═══ Raw data ═══
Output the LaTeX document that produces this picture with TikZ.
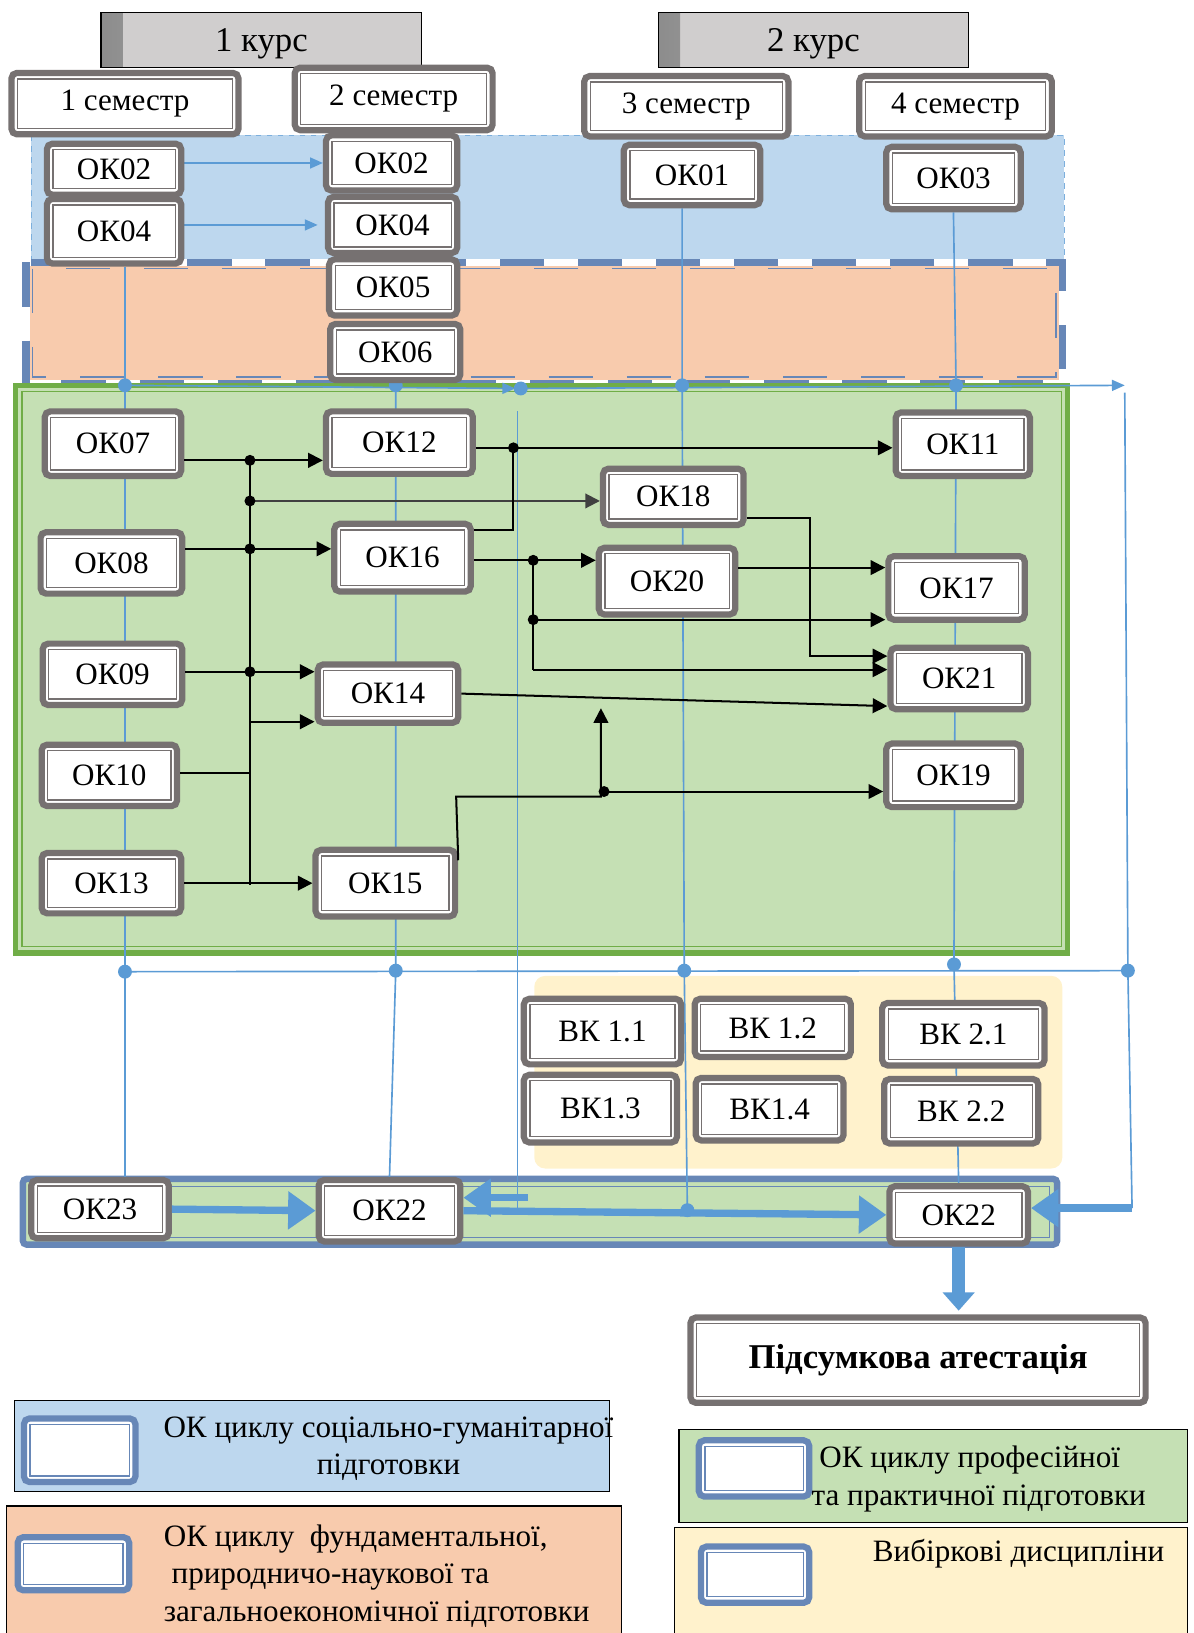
\documentclass[tikz,border=0pt]{standalone}
\usepackage{fontspec}
\setmainfont{Liberation Serif}
\usetikzlibrary{arrows.meta}
\definecolor{boxgray}{HTML}{767171}
\definecolor{kursgray}{HTML}{D0CECE}
\definecolor{socblue}{HTML}{BDD7EE}
\definecolor{fundorange}{HTML}{F8CBAD}
\definecolor{profgreen}{HTML}{C5E0B4}
\definecolor{greenline}{HTML}{70AD47}
\definecolor{electyellow}{HTML}{FFF2CC}
\definecolor{linkblue}{HTML}{5B9BD5}
\definecolor{frameblue}{HTML}{6787B7}
\pgfdeclarelayer{back}
\pgfdeclarelayer{links}
\pgfsetlayers{back,links,main}
\tikzset{
  wh/.style 2 args={minimum width=(#1-6)*0.02cm, minimum height=(#2-6)*0.02cm},
  dblbox/.style={draw=#1, line width=3.4pt, fill=white, rounded corners=3pt, inner sep=0pt,
    font=\fontsize{17}{20}\selectfont,
    path picture={\draw[#1, line width=0.7pt, sharp corners]
      ([shift={(3.3pt,-3.3pt)}]path picture bounding box.north west) rectangle
      ([shift={(-3.3pt,3.3pt)}]path picture bounding box.south east);}},
  okbox/.style={dblbox=boxgray},
  keybox/.style={dblbox=frameblue},
  kursbox/.style={draw=black, line width=0.6pt, fill=kursgray, inner sep=0pt,
    font=\fontsize{19}{22}\selectfont, text depth=0pt,
    path picture={\shade[left color=black!45, right color=kursgray]
      (path picture bounding box.north west) rectangle
      ([xshift=12pt]path picture bounding box.south west);}},
  keytext/.style={font=\fontsize{17}{20.5}\selectfont, inner sep=0pt},
  link/.style={draw=linkblue, line width=0.9pt},
  fat/.style={draw=linkblue, line width=4pt, -{Triangle[length=15pt,width=20pt]}},
  wire/.style={draw=black, line width=1.1pt},
  flow/.style={wire, -{Triangle[length=8pt,width=8pt]}}
}

\begin{document}
\begin{tikzpicture}[x=0.02cm,y=-0.02cm]
  \useasboundingbox (0,0) rectangle (1146,1568);

  % cycle areas
  \begin{pgfonlayer}{back}
    \fill[socblue] (30,130) rectangle (1022,250);
    \draw[linkblue!80, dashed, line width=0.5pt] (30,130) rectangle (1022,250);
    \fill[fundorange] (25,252) rectangle (1020,368);
    \draw[white, line width=4pt] (25,252) rectangle (1020,368);
    \draw[frameblue, line width=4pt, dash pattern=on 0.85cm off 0.65cm] (25,252) rectangle (1020,368);
    \draw[frameblue, line width=0.8pt, dash pattern=on 0.85cm off 0.65cm] (31,258) rectangle (1014,362);
    \fill[profgreen] (15,370) rectangle (1025,915);
    \draw[greenline, line width=3pt] (15,370) rectangle (1025,915);
    \draw[greenline, line width=0.8pt] (21,376) rectangle (1019,909);
    \fill[electyellow, rounded corners=6pt] (513,937) rectangle (1020,1122);
    \fill[profgreen] (22,1132) rectangle (1015,1195);
    \draw[frameblue, line width=3.5pt, rounded corners=2pt] (22,1132) rectangle (1015,1195);
    \draw[frameblue, line width=0.7pt] (29,1139) rectangle (1008,1188);
  \end{pgfonlayer}

  % years and semesters
  \node[kursbox, wh={314}{59}] (kurs1) at (251,38.5) {1 курс};
  \node[kursbox, wh={304}{59}] (kurs2) at (781,38.5) {2 курс};
  \foreach \nm/\txt/\x/\y/\w/\h in {
    sem1/1 семестр/120/99.5/224/65, sem2/2 семестр/378/95/196/66,
    sem3/3 семестр/659/102/202/64, sem4/4 семестр/917.5/102/191/64}
    \node[okbox, wh={\w}{\h}] (\nm) at (\x,\y) {\txt};

  % disciplines
  \foreach \nm/\txt/\x/\y/\w/\h in {
    ok02a/ОК02/109.5/162.5/135/55, ok04a/ОК04/109.5/222/135/68,
    ok02b/ОК02/376/156.5/132/59, ok04b/ОК04/377/216/130/60,
    ok05/ОК05/377.5/276/129/60, ok06/ОК06/379.5/338/131/60,
    ok01/ОК01/664.5/168/137/64, ok03/ОК03/915.5/171/135/66,
    ok07/ОК07/108.5/426/137/68, ok08/ОК08/107/540.5/142/65,
    ok09/ОК09/108/647.5/140/65, ok10/ОК10/105/744.5/136/65,
    ok13/ОК13/107/848/140/64, ok12/ОК12/383.5/425/147/66,
    ok16/ОК16/386.5/535.5/137/71, ok14/ОК14/372.5/666/141/62,
    ok15/ОК15/370/848/140/70, ok18/ОК18/646.5/477/141/60,
    ok20/ОК20/640.5/558/137/70, ok11/ОК11/924.5/426.5/135/67,
    ok17/ОК17/918.5/564.5/137/67, ok21/ОК21/921/651.5/138/65,
    ok19/ОК19/915.5/744.5/135/67,
    vk11/ВК 1.1/578.5/990.5/157/69, vk12/ВК 1.2/742/987/156/62,
    vk21/ВК 2.1/925/993/162/66, vk13/ВК1.3/576.5/1064.5/153/71,
    vk14/ВК1.4/739/1065/148/66, vk22/ВК 2.2/923/1067/154/68,
    ok23/ОК23/96/1161/138/62, ok22a/ОК22/374/1162.5/142/65,
    ok22b/ОК22/920.5/1166.5/139/61}
    \node[okbox, wh={\w}{\h}] (\nm) at (\x,\y) {\txt};
  \node[okbox, wh={443}{88}, font=\bfseries\fontsize{19}{22}\selectfont] (final)
    at (881.5,1306) {Підсумкова атестація};

  % blue semester lines
  \coordinate (t1) at (120,370);  \coordinate (t2) at (380,370);
  \coordinate (t3) at (500,373);  \coordinate (t4) at (655,370);
  \coordinate (t5) at (918,370);  \coordinate (tend) at (1080,370);
  \coordinate (m1) at (120,933);  \coordinate (m2) at (380,932);
  \coordinate (m3) at (657,932);  \coordinate (m4) at (916,926);
  \coordinate (m5) at (1083,932); \coordinate (b3) at (660,1162);
  \coordinate (c3) at (497,395);  \coordinate (c3b) at (497,1160);
  \coordinate (lret) at (507,1150); \coordinate (r1) at (1087,1160);
  \begin{pgfonlayer}{links}
    \draw[link] (ok04a.south -| t1) -- (t1) -- (m1) -- (ok23.north -| m1);
    \draw[link] (ok06.south -| t2) -- (t2) -- (m2) -- (ok22a.north);
    \draw[link] (ok01.south -| t4) -- (t4) -- (m3) -- (b3);
    \draw[link] (ok03.south) -- (t5) -- (m4) -- (ok22b.north);
    \draw[link, -{Triangle[length=7pt,width=6pt]}] (t1) -- ([xshift=-3pt]t3);
    \draw[link, -{Triangle[length=7pt,width=6pt]}] (t3) -- (tend);
    \draw[link] ([yshift=-4pt]tend) -- (m5) -- (r1);
    \draw[link] (m1) -- (m5);
    \draw[link] (c3) -- (c3b);
    \draw[link, -{Triangle[length=7pt,width=6pt]}] (ok02a.east |- ok02b.west) -- (ok02b.west);
    \draw[link, -{Triangle[length=7pt,width=6pt]}] (ok04a.east |- ok04b.west) -- ([xshift=-4pt]ok04b.west);
    \foreach \p in {t1,t2,t3,t4,t5,m1,m2,m3,m4,m5}
      \fill[linkblue] (\p) circle[radius=3.8pt];
  \end{pgfonlayer}

  % final module
  \draw[fat] (ok23.east) -- (ok22a.west);
  \draw[fat] (lret) -- (ok22a.east |- lret);
  \draw[fat] (ok22a.east) -- (ok22b.west);
  \draw[fat] (r1) -- (ok22b.east |- r1);
  \fill[linkblue] (b3) circle[radius=3.8pt];
  \draw[draw=linkblue, line width=7pt, -{Triangle[length=10pt,width=17pt]}, shorten >=2pt]
    (ok22b.south) -- (ok22b.south |- final.north);

  % professional links
  \coordinate (j1) at (240,442);  \coordinate (j2) at (240,481);
  \coordinate (j3) at (240,527);  \coordinate (j4) at (240,645);
  \coordinate (j5) at (240,693);  \coordinate (j6) at (240,742);
  \coordinate (j7) at (240,850);
  \coordinate (k0) at (493,509);  \coordinate (k1) at (493,430);
  \coordinate (k2) at (512,538);  \coordinate (k4) at (512,595);
  \coordinate (k5) at (512,643);  \coordinate (k6) at (778,497);
  \coordinate (k7) at (778,630);  \coordinate (k8) at (780,545);
  \coordinate (k9) at (850,678);  \coordinate (k13) at (438,826);
  \coordinate (k10) at (438,765); \coordinate (k11) at (577,765);
  \coordinate (k12) at (577,680); \coordinate (k14) at (580,760);
  \draw[wire] (j1) -- (j7);
  \draw[flow] (ok07.east |- j1) -- (ok12.west |- j1);
  \draw[flow, draw=black!75] (j2) -- (ok18.west |- j2);
  \draw[flow] (ok08.east |- j3) -- (ok16.west |- j3);
  \draw[flow] (ok09.east |- j4) -- (ok14.west |- j4);
  \draw[flow] (j5) -- (ok14.west |- j5);
  \draw[wire] (ok10.east |- j6) -- (j6);
  \draw[flow] (ok13.east) -- (ok15.west);
  \draw[flow] (ok12.east |- k1) -- (ok11.west |- k1);
  \draw[wire] (ok16.east |- k0) -- (k0) -- (k1);
  \draw[flow] (ok16.east |- k2) -- (k2) -- (ok20.west |- k2);
  \draw[wire] (k2) -- (k5);
  \draw[flow] (k4) -- (ok17.west |- k4);
  \draw[flow] (k5) -- (ok21.west |- k5);
  \draw[flow] (ok18.east |- k6) -- (k6) -- (k7) -- (ok21.west |- k7);
  \draw[flow] (ok20.east |- k8) -- (ok17.west |- k8);
  \draw[flow] (ok14.east) -- (ok21.west |- k9);
  \draw[flow] (ok15.east |- k13) -- (k10) -- (k11) -- (k12);
  \draw[flow] (k14) -- (ok19.west |- k14);
  \foreach \p in {j1,j2,j3,j4,k1,k2,k4,k14}
    \fill (\p) circle[radius=3pt];

  % legend
  \draw[line width=0.6pt, fill=socblue] (14,1345) rectangle (585,1432);
  \node[keybox, wh={113}{67}] (keysoc) at (76.5,1392.5) {};
  \node[keytext, align=center] (txtsoc) at (373,1391)
    {ОК циклу соціально-гуманітарної\\підготовки};
  \draw[line width=0.6pt, fill=fundorange] (6,1446) rectangle (597,1580);
  \node[keybox, wh={113}{57}] (keyfund) at (70.5,1501.5) {};
  \node[keytext, align=left, anchor=west] (txtfund) at (157,1513)
    {ОК циклу\ \ фундаментальної,\\\ природничо-наукової та\\загальноекономічної підготовки};
  \draw[line width=0.6pt, fill=profgreen] (652,1373) rectangle (1140,1462);
  \node[keybox, wh={112}{60}] (keyprof) at (724,1410) {};
  \node[keytext, align=left, anchor=west] (txtprof) at (779,1420)
    {\ ОК циклу професійної\\та практичної підготовки};
  \draw[line width=0.6pt, fill=electyellow] (648,1467) rectangle (1140,1580);
  \node[keybox, wh={110}{60}] (keyelect) at (725,1512) {};
  \node[keytext] (txtelect) at (978,1492) {Вибіркові дисципліни};
\end{tikzpicture}
\end{document}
═══
Requirement -> Only the lines from the start of the material through the line containing "(0,0) rectangle (1146,1568);" should be transcribed. Pictures stay out.

Task result ->
Output the LaTeX document that produces this picture with TikZ.
\documentclass[tikz,border=0pt]{standalone}
\usepackage{fontspec}
\setmainfont{Liberation Serif}
\usetikzlibrary{arrows.meta}
\definecolor{boxgray}{HTML}{767171}
\definecolor{kursgray}{HTML}{D0CECE}
\definecolor{socblue}{HTML}{BDD7EE}
\definecolor{fundorange}{HTML}{F8CBAD}
\definecolor{profgreen}{HTML}{C5E0B4}
\definecolor{greenline}{HTML}{70AD47}
\definecolor{electyellow}{HTML}{FFF2CC}
\definecolor{linkblue}{HTML}{5B9BD5}
\definecolor{frameblue}{HTML}{6787B7}
\pgfdeclarelayer{back}
\pgfdeclarelayer{links}
\pgfsetlayers{back,links,main}
\tikzset{
  wh/.style 2 args={minimum width=(#1-6)*0.02cm, minimum height=(#2-6)*0.02cm},
  dblbox/.style={draw=#1, line width=3.4pt, fill=white, rounded corners=3pt, inner sep=0pt,
    font=\fontsize{17}{20}\selectfont,
    path picture={\draw[#1, line width=0.7pt, sharp corners]
      ([shift={(3.3pt,-3.3pt)}]path picture bounding box.north west) rectangle
      ([shift={(-3.3pt,3.3pt)}]path picture bounding box.south east);}},
  okbox/.style={dblbox=boxgray},
  keybox/.style={dblbox=frameblue},
  kursbox/.style={draw=black, line width=0.6pt, fill=kursgray, inner sep=0pt,
    font=\fontsize{19}{22}\selectfont, text depth=0pt,
    path picture={\shade[left color=black!45, right color=kursgray]
      (path picture bounding box.north west) rectangle
      ([xshift=12pt]path picture bounding box.south west);}},
  keytext/.style={font=\fontsize{17}{20.5}\selectfont, inner sep=0pt},
  link/.style={draw=linkblue, line width=0.9pt},
  fat/.style={draw=linkblue, line width=4pt, -{Triangle[length=15pt,width=20pt]}},
  wire/.style={draw=black, line width=1.1pt},
  flow/.style={wire, -{Triangle[length=8pt,width=8pt]}}
}

\begin{document}
\begin{tikzpicture}[x=0.02cm,y=-0.02cm]
  \useasboundingbox (0,0) rectangle (1146,1568);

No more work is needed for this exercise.